GIVEN REQUEST: Retype the lines beneath this one, from the first through the line containing "import plotly.graph_objects as go". Pictures are left out.

MATERIAL PROVIDED:

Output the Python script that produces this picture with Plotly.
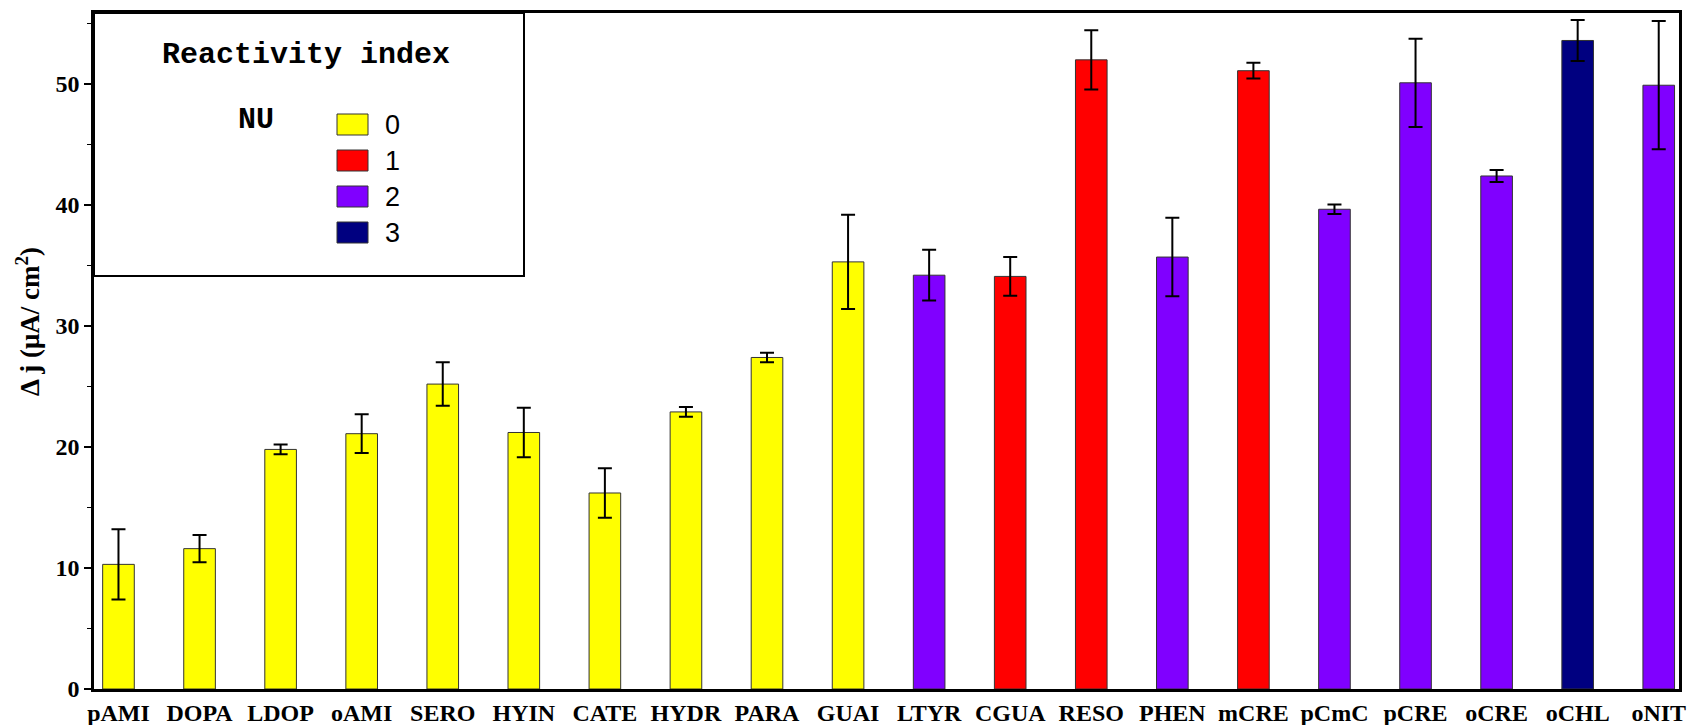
import plotly.graph_objects as go

# ---- data ----
compounds = ["pAMI", "DOPA", "LDOP", "oAMI", "SERO", "HYIN", "CATE", "HYDR", "PARA", "GUAI",
             "LTYR", "CGUA", "RESO", "PHEN", "mCRE", "pCmC", "pCRE", "oCRE", "oCHL", "oNIT"]
delta_j = [10.3, 11.6, 19.8, 21.1, 25.2, 21.2, 16.2, 22.9, 27.4, 35.3,
           34.2, 34.1, 52.0, 35.7, 51.1, 39.65, 50.1, 42.4, 53.6, 49.9]
errors = [2.9, 1.13, 0.4, 1.6, 1.8, 2.05, 2.05, 0.4, 0.4, 3.9,
          2.1, 1.6, 2.45, 3.25, 0.65, 0.4, 3.65, 0.5, 1.7, 5.3]
nu_index = [0, 0, 0, 0, 0, 0, 0, 0, 0, 0,
            2, 1, 1, 2, 1, 2, 2, 2, 3, 2]
nu_levels = ["0", "1", "2", "3"]
nu_colors = ["#FFFF00", "#FF0000", "#8000FF", "#000080"]
y_ticks = [0, 10, 20, 30, 40, 50]

# ---- geometry (pixels) ----
W, H = 1688, 725
L, R, T, B = 94, 1679, 13, 689


def px(x):
    return (x - L) / (R - L)


def py(y):
    return (B - y) / (B - T)


fig = go.Figure()
fig.add_trace(go.Bar(
    x=compounds, y=delta_j, width=0.39,
    marker=dict(color=[nu_colors[i] for i in nu_index], line=dict(color="#333333", width=1)),
    error_y=dict(type="data", array=errors, visible=True, color="black", thickness=2, width=7),
    showlegend=False,
))

fig.update_layout(
    width=W, height=H,
    margin=dict(l=L, r=W - R, t=T, b=H - B, autoexpand=False),
    paper_bgcolor="white", plot_bgcolor="white",
    xaxis=dict(type="category", range=[-0.302, 19.25], showline=True, linecolor="black",
               linewidth=3, mirror=True, ticks="", showgrid=False, zeroline=False,
               automargin=False,
               tickfont=dict(family="Liberation Serif", size=24, color="black", weight="bold")),
    yaxis=dict(range=[0, 55.87], tickvals=y_ticks, showline=True, linecolor="black",
               linewidth=2.5, mirror=True, ticks="outside", ticklen=7, tickwidth=1.5,
               tickcolor="black", showgrid=False, zeroline=False, automargin=False,
               minor=dict(dtick=5, tick0=5, ticks="outside", ticklen=4, tickwidth=1.2,
                          tickcolor="black", showgrid=False),
               tickfont=dict(family="Liberation Serif", size=24, color="black", weight="bold")),
)

shapes = []
annotations = []
# legend box
shapes.append(dict(type="rect", xref="paper", yref="paper", x0=px(L), x1=px(524), y0=py(276), y1=py(T),
                   line=dict(color="black", width=2), fillcolor="white", layer="above"))
annotations.append(dict(xref="paper", yref="paper", x=px(306), y=py(55), text="<b>Reactivity index</b>",
                        showarrow=False, xanchor="center", yanchor="middle",
                        font=dict(family="Liberation Mono", size=30, color="black")))
annotations.append(dict(xref="paper", yref="paper", x=px(256), y=py(120), text="<b>NU</b>",
                        showarrow=False, xanchor="center", yanchor="middle",
                        font=dict(family="Liberation Mono", size=30, color="black")))
sw_top = [114, 150, 186, 222]
for lvl, col, t in zip(nu_levels, nu_colors, sw_top):
    shapes.append(dict(type="rect", xref="paper", yref="paper", x0=px(337), x1=px(368),
                       y0=py(t + 21), y1=py(t), line=dict(color="#333333", width=1),
                       fillcolor=col, layer="above"))
    annotations.append(dict(xref="paper", yref="paper", x=px(383), y=py(t + 11), text=lvl,
                            showarrow=False, xanchor="left", yanchor="middle",
                            font=dict(family="Liberation Sans", size=27, color="black")))

# y-axis title
annotations.append(dict(xref="paper", yref="paper", x=px(28), y=py(322),
                        text="<b>Δ j (μA/ cm<sup>2</sup>)</b>", textangle=-90, showarrow=False,
                        xanchor="center", yanchor="middle",
                        font=dict(family="Liberation Serif", size=27, color="black")))

fig.update_layout(shapes=shapes, annotations=annotations)
fig.write_html("out.html")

SOLUTION TO THE PROBLEM:
Output the Python script that produces this picture with Plotly.
import plotly.graph_objects as go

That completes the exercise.